Seismic differential semblance-oriented Migration Velocity Analysis status and way forward
Hervé Chauris, Milad Farshad- Geochemistry and Petrology
- Geophysics
Differential Semblance Optimization (DSO) is a seismic waveform inversion approach. It has been proposed to remove the limitation of conventional full waveform inversion as a velocity model building tool when only reflected waves are available. It has connections with Migration Velocity Analysis (MVA) techniques defined in the image domain to build macro velocity models, with a splitting between the macro-model and the small-scale heterogeneities.
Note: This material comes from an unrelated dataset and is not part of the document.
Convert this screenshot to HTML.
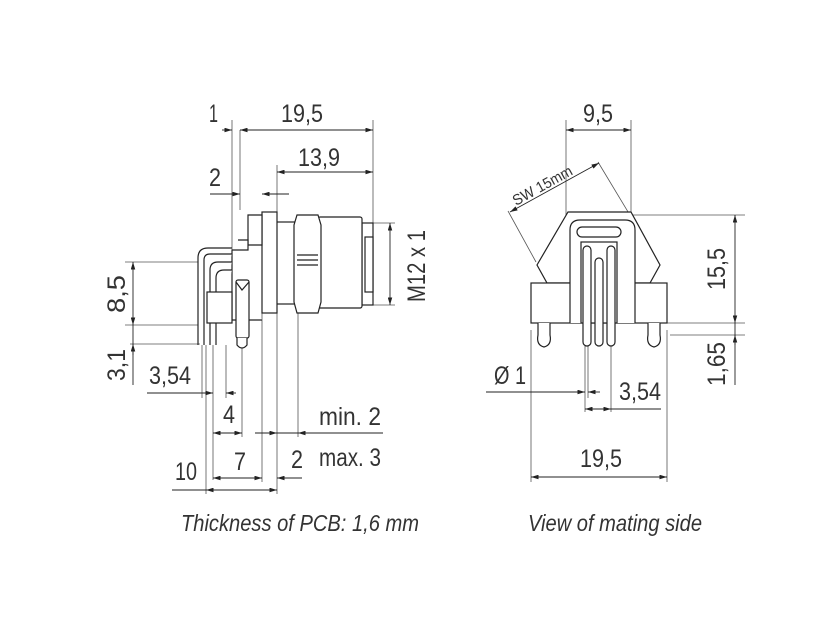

Among the various DSO approaches, DSO-MVA has unique characteristics for complex velocity model building, while ensuring the convergence to the global minimum in a local optimization approach: the wavefields are computed with the two-way wave equation operators, focusing panels are built in a survey-sinking mode and the quality of the macro velocity model is evaluated on common image gathers in the subsurface offset domain through a differential annihilator. We review here the significant aspects that have been better understood over the last fifteen years and discuss the way forward. A first identified issue has been the imprint of the small-scale heterogeneities on the macro-model update that was revealed with the use of wave-equation based Green's functions and an ad-hoc solution was later proposed by slightly modifying the definition of the objective function. A second important aspect has been the development of efficient approaches to compute the required quantitative migration based on approximate inverses to replace the previously used migrations. The issue of correctly interpreting the amplitudes has also moved into one of an improved model parameterization, i.e. from constant-density acoustics media to full acoustic media as a path towards fully visco-elastic media. Finally, we discuss the way forward with the challenges of extending DSO-MVA beyond the single scattering approximation, for processing diving waves and multiples, but also the challenge of the numerical implementation, that remains critical even in 2D, for an applicability on large-scale real data.